I definitely prayed! I prayed when decisions were too hard for me to make on my own. I prayed when people were sick. I prayed when I needed something, but I also prayed just to have a conversation with God. I had a prayer life, but it was not “continually.”
As I matured in Christ and read His Word and walked with and learned from other believers, I began to learn that prayer was something we could always do. God was changing my perspective of what prayer looked like, which was partially correct. He was moving my understanding of prayer away from being an activity, to making prayer every part of my daily life.
Prayer is a conversation. It is a continual dialogue between you and the God of the Bible. You are praying when you are reading the Word. You are praying when you are thinking about what you read and asking God to give you some insight. You are praying before you pull out of your driveway or make your way to the bus stop. You are praying before you walk through the doors at your place of employment.
Prayer is not one moment in time, it is any time or any place that you put your thoughts on God and expect to hear a response, even if you don’t get a response immediately.
Sure, praying for someone on their death bed is intense and necessary. The stakes are high! If God does not answer quickly that person will die. Depending on your faith, that can either be a great thing or a terrible thing.
Yet, prayer that is woven throughout your day is less intense. There is not a need for God to do something immediately. It is the “without ceasing” that Paul is talking about.
Practicing in between.
One of my favorite authors is John C. Maxwell. There was a small blue book, with about fifty pages of text, that I bought to help bring me some encouragement. I felt like I needed to have encouraging words and YouTube had yet to be useful for motivational speeches.
From “Success, One Day at a Time”, A Most Valuable Lesson:
John Erskine learned the most valuable lesson of his life when he was only fourteen years old. His piano teacher asked him, “How many times a week do you practice, and how long do you practice each time?”
He told her that he tried to practice once daily for an hour or more.
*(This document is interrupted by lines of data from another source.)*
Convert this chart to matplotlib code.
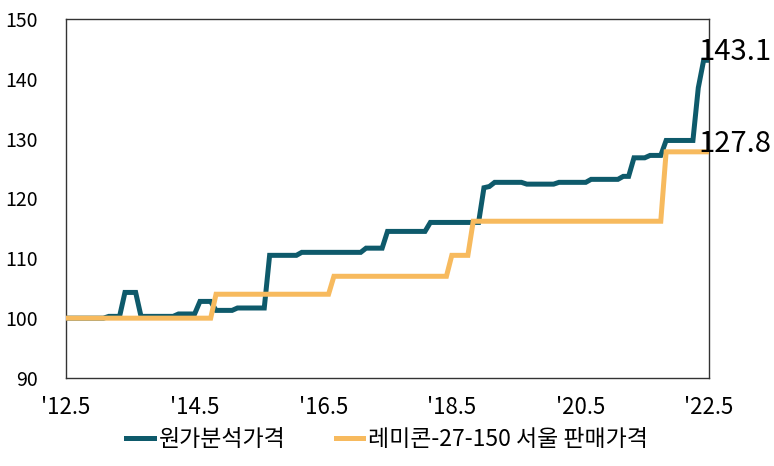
import matplotlib
matplotlib.use("Agg")
import matplotlib.pyplot as plt

plt.rcParams['font.family'] = ['Noto Sans CJK KR', 'DejaVu Sans']

# month index 0 = 2012.5 ... 120 = 2022.5
x_tick_pos = [0, 24, 48, 72, 96, 120]
x_tick_labels = ["'12.5", "'14.5", "'16.5", "'18.5", "'20.5", "'22.5"]
y_ticks = [90, 100, 110, 120, 130, 140, 150]

series_names = ["원가분석가격", "레미콘-27-150 서울 판매가격"]

cost_price = [
    100.0, 100.0, 100.0, 100.0, 100.0, 100.0, 100.0, 100.0, 100.3, 100.3,
    100.3, 104.3, 104.3, 104.3, 100.3, 100.3, 100.3, 100.3, 100.3, 100.3,
    100.3, 100.7, 100.7, 100.7, 100.7, 102.8, 102.8, 102.8, 101.3, 101.3,
    101.3, 101.3, 101.7, 101.7, 101.7, 101.7, 101.7, 101.7, 110.5, 110.5,
    110.5, 110.5, 110.5, 110.5, 111.0, 111.0, 111.0, 111.0, 111.0, 111.0,
    111.0, 111.0, 111.0, 111.0, 111.0, 111.0, 111.7, 111.7, 111.7, 111.7,
    114.5, 114.5, 114.5, 114.5, 114.5, 114.5, 114.5, 114.5, 116.0, 116.0,
    116.0, 116.0, 116.0, 116.0, 116.0, 116.0, 116.0, 116.0, 121.8, 122.0,
    122.7, 122.7, 122.7, 122.7, 122.7, 122.7, 122.4, 122.4, 122.4, 122.4,
    122.4, 122.4, 122.7, 122.7, 122.7, 122.7, 122.7, 122.7, 123.2, 123.2,
    123.2, 123.2, 123.2, 123.2, 123.7, 123.7, 126.8, 126.8, 126.8, 127.2,
    127.2, 127.2, 129.7, 129.7, 129.7, 129.7, 129.7, 129.7, 138.5, 143.1,
    143.1,
]

remicon_price = [
    100.0, 100.0, 100.0, 100.0, 100.0, 100.0, 100.0, 100.0, 100.0, 100.0,
    100.0, 100.0, 100.0, 100.0, 100.0, 100.0, 100.0, 100.0, 100.0, 100.0,
    100.0, 100.0, 100.0, 100.0, 100.0, 100.0, 100.0, 100.0, 104.0, 104.0,
    104.0, 104.0, 104.0, 104.0, 104.0, 104.0, 104.0, 104.0, 104.0, 104.0,
    104.0, 104.0, 104.0, 104.0, 104.0, 104.0, 104.0, 104.0, 104.0, 104.0,
    107.0, 107.0, 107.0, 107.0, 107.0, 107.0, 107.0, 107.0, 107.0, 107.0,
    107.0, 107.0, 107.0, 107.0, 107.0, 107.0, 107.0, 107.0, 107.0, 107.0,
    107.0, 107.0, 110.5, 110.5, 110.5, 110.5, 116.2, 116.2, 116.2, 116.2,
    116.2, 116.2, 116.2, 116.2, 116.2, 116.2, 116.2, 116.2, 116.2, 116.2,
    116.2, 116.2, 116.2, 116.2, 116.2, 116.2, 116.2, 116.2, 116.2, 116.2,
    116.2, 116.2, 116.2, 116.2, 116.2, 116.2, 116.2, 116.2, 116.2, 116.2,
    116.2, 116.2, 127.8, 127.8, 127.8, 127.8, 127.8, 127.8, 127.8, 127.8,
    127.8,
]

months = list(range(len(cost_price)))

teal = "#0E5A6B"
orange = "#F7BA5E"

fig = plt.figure(figsize=(7.74, 4.66), dpi=100)
ax = fig.add_axes([66 / 774, 1 - 378 / 466, (709 - 66) / 774, (378 - 19) / 466])

ax.plot(months, cost_price, color=teal, lw=3.6, solid_joinstyle='miter', label=series_names[0], zorder=2)
ax.plot(months, remicon_price, color=orange, lw=3.6, solid_joinstyle='miter', label=series_names[1], zorder=3)

ax.set_xlim(0, 120)
ax.set_ylim(90, 150)
ax.set_yticks(y_ticks)
ax.set_yticklabels([str(v) for v in y_ticks], fontsize=14)
ax.set_xticks(x_tick_pos)
ax.set_xticklabels(x_tick_labels, fontsize=16)
ax.tick_params(axis='y', length=0, pad=20)
ax.tick_params(axis='x', length=0, pad=13)
for s in ax.spines.values():
    s.set_color("#333333")
    s.set_linewidth(1.0)

ax.text(118.0, cost_price[-1], f"{cost_price[-1]:.1f}", fontsize=21, ha='left', va='baseline', clip_on=False, zorder=5)
ax.text(118.0, remicon_price[-1], f"{remicon_price[-1]:.1f}", fontsize=21, ha='left', va='baseline', clip_on=False, zorder=5)

fig.legend(loc='center', bbox_to_anchor=(0.5, 1 - 440 / 466), ncol=2, frameon=False,
           fontsize=16.5, handlelength=1.2, handletextpad=0.2, columnspacing=2.2)

fig.savefig("out.png", dpi=100)
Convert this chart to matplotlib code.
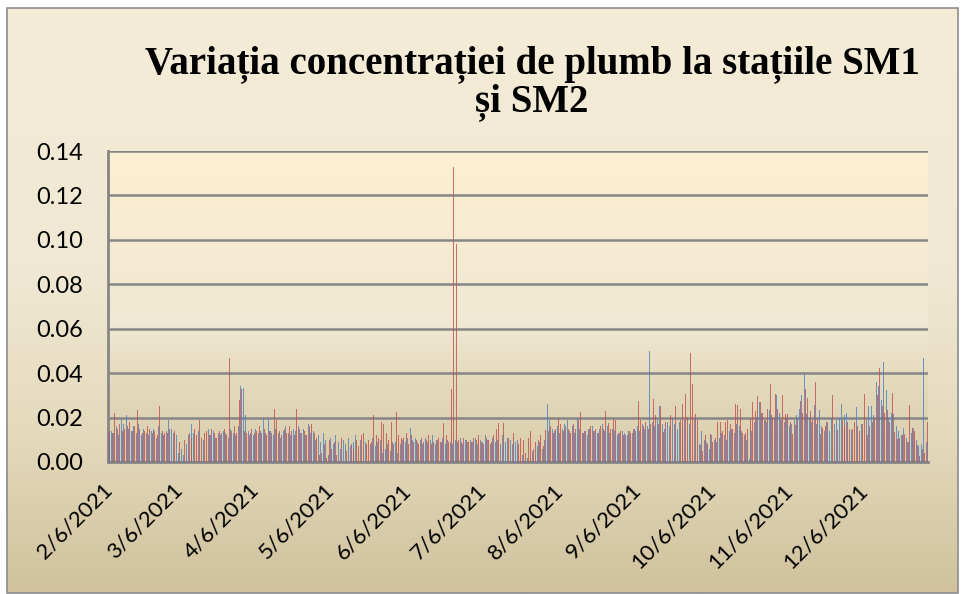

“Don’t do that,” she responded. “When you grow up, time won’t come in long stretches. Practice in minutes, whenever you can find them—five or ten before school, after lunch, between chores. Spread your practice throughout the day, and music will become part of your life.”
Her advice obviously worked. Erskine became a concert pianist who performed with the New York Philharmonics, and he later served as president of the Juilliard School of Music and director of the Metropolitan Opera Association…
This is also true about prayer. Our lives can get so busy with things to do that it becomes harder and harder for us to set aside a time specifically for communicating with God. However, if we spent the moments in between our everyday activities, we would find that we are spending many hours talking with God.
And it won’t just be about how to make a godly decision in moments of crisis, but it will expand to include praying for the people who around you.
It could be: talking to God about that woman you saw three people ahead of you on the checkout line. She looked depressed and in that moment, you talk with God, asking Him to lift up her spirit. God may talk back to you and tell you to give her a smile or maybe a scripture verse pops up in your head like, “Encourage the exhausted, and strengthen the feeble,” from Isaiah 35:3.
Praying without ceasing is not the job of super Christians who have made prayer their vocation. It is a command given to each and every one of us who believe in the Gospel of Jesus Christ and believe that our lives belong to Him.
Take some time today to practice praying in between your activities. Start out with a few words, possibly even telling God what you are thankful for and then just talk with Him. You will see that the more you put God in between your activities, the more you will spend time praying without ceasing.